[Dataset excerpt]
┏━━

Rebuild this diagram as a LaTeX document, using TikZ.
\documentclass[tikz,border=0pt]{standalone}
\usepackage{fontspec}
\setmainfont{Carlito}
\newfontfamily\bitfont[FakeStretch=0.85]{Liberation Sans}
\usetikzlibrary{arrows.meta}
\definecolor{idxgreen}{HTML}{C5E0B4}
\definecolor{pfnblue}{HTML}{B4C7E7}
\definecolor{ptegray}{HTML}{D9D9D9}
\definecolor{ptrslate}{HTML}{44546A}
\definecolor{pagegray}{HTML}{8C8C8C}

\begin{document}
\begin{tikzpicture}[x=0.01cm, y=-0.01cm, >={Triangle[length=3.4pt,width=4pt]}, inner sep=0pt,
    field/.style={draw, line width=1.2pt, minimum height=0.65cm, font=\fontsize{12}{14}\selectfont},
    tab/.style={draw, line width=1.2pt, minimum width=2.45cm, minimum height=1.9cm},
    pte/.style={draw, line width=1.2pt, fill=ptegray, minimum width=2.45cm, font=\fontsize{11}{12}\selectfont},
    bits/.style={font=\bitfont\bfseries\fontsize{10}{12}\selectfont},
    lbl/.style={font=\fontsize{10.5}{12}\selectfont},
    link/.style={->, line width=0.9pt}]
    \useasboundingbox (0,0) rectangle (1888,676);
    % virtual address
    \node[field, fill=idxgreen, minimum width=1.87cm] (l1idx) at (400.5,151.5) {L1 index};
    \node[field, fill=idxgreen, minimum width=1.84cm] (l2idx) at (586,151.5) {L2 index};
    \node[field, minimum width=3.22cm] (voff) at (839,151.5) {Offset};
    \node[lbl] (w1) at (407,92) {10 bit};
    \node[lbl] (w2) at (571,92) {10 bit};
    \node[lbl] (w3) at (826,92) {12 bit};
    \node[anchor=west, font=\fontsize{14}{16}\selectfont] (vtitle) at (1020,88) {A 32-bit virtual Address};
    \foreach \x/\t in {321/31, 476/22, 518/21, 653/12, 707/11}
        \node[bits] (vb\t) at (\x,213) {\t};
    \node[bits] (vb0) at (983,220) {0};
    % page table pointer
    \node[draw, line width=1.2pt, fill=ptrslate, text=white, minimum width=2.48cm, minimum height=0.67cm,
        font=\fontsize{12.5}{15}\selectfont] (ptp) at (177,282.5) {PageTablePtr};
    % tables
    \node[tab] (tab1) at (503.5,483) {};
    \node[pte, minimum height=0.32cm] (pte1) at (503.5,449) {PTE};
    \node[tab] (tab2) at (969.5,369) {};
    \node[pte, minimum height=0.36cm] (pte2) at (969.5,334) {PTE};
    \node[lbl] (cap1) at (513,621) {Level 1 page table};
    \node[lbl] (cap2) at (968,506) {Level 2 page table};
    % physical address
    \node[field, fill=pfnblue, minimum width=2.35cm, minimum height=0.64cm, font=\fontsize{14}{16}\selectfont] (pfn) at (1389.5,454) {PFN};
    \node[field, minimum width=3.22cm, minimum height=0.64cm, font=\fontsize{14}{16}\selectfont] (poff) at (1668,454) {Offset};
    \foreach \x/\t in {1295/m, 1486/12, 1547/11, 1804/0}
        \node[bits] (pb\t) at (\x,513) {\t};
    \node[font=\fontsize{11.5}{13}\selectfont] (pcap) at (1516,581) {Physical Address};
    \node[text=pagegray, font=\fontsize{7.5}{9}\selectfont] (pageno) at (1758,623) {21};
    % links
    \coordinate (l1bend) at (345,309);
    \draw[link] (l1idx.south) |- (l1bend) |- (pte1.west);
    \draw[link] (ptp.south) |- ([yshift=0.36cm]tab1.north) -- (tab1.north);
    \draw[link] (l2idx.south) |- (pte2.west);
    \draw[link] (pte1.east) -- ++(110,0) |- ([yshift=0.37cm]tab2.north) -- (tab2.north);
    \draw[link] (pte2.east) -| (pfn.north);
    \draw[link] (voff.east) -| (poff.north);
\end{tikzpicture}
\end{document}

┗━━
┏━━

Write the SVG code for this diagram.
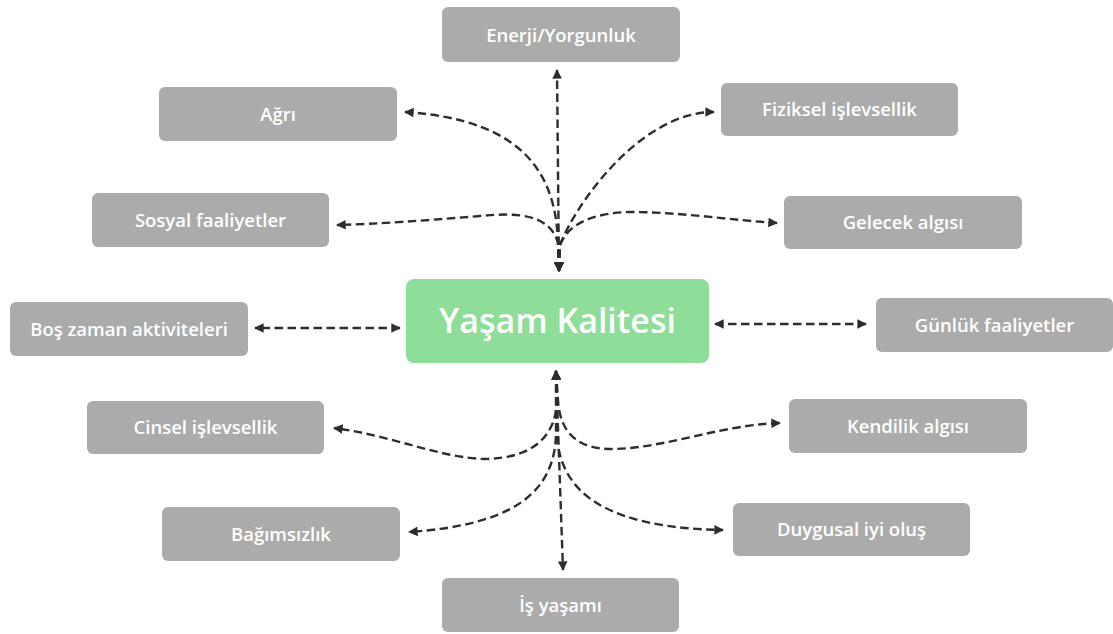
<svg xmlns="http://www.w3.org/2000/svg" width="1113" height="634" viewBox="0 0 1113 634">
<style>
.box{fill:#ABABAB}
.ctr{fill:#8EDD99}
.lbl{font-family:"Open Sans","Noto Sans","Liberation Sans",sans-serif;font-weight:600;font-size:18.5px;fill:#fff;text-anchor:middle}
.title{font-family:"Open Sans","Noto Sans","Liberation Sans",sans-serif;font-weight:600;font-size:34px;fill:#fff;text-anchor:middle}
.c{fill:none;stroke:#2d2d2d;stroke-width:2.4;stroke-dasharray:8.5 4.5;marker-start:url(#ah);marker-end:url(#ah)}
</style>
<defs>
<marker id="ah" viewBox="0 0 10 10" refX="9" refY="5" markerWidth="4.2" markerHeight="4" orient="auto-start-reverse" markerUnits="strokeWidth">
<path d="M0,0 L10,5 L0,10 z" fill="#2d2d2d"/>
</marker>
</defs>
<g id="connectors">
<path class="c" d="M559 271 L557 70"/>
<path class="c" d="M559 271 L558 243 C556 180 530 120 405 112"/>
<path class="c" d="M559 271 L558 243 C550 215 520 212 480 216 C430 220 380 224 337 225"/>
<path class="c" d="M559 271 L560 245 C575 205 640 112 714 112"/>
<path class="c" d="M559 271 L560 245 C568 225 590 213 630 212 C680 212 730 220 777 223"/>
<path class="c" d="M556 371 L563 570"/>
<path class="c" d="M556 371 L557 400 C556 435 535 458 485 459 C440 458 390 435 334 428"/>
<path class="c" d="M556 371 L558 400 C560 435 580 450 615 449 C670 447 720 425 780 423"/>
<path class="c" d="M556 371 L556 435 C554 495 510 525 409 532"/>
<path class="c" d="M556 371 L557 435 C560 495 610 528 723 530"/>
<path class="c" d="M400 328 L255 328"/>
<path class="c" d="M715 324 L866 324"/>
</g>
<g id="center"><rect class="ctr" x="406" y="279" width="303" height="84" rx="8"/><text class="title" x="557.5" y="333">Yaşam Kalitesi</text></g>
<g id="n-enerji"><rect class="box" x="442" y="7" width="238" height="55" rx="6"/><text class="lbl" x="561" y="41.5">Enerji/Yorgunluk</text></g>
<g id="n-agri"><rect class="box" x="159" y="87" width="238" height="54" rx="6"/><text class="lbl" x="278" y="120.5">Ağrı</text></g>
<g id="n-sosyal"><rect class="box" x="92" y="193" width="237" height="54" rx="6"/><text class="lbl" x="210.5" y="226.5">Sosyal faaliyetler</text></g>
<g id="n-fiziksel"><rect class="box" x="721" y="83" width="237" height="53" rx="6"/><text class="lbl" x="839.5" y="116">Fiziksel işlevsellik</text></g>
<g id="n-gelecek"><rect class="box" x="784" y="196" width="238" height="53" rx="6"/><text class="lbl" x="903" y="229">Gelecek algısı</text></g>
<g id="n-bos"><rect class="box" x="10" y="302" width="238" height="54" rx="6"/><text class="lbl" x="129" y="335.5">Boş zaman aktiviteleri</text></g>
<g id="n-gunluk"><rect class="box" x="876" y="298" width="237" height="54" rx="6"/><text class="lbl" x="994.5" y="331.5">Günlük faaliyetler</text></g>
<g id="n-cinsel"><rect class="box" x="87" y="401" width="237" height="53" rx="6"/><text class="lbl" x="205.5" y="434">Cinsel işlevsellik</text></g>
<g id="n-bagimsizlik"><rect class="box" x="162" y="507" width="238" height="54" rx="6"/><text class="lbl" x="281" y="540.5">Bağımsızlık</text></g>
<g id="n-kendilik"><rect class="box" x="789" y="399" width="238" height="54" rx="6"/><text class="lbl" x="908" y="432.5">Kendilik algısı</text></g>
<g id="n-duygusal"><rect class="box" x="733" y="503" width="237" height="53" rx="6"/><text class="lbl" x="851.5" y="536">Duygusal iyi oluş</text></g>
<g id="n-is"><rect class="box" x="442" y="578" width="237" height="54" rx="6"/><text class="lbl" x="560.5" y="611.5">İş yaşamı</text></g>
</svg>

┗━━

• **Given instruction**: Find each line holding "this". Copy it out.

• **Correct response**:
Rebuild this diagram as a LaTeX document, using TikZ.
Write the SVG code for this diagram.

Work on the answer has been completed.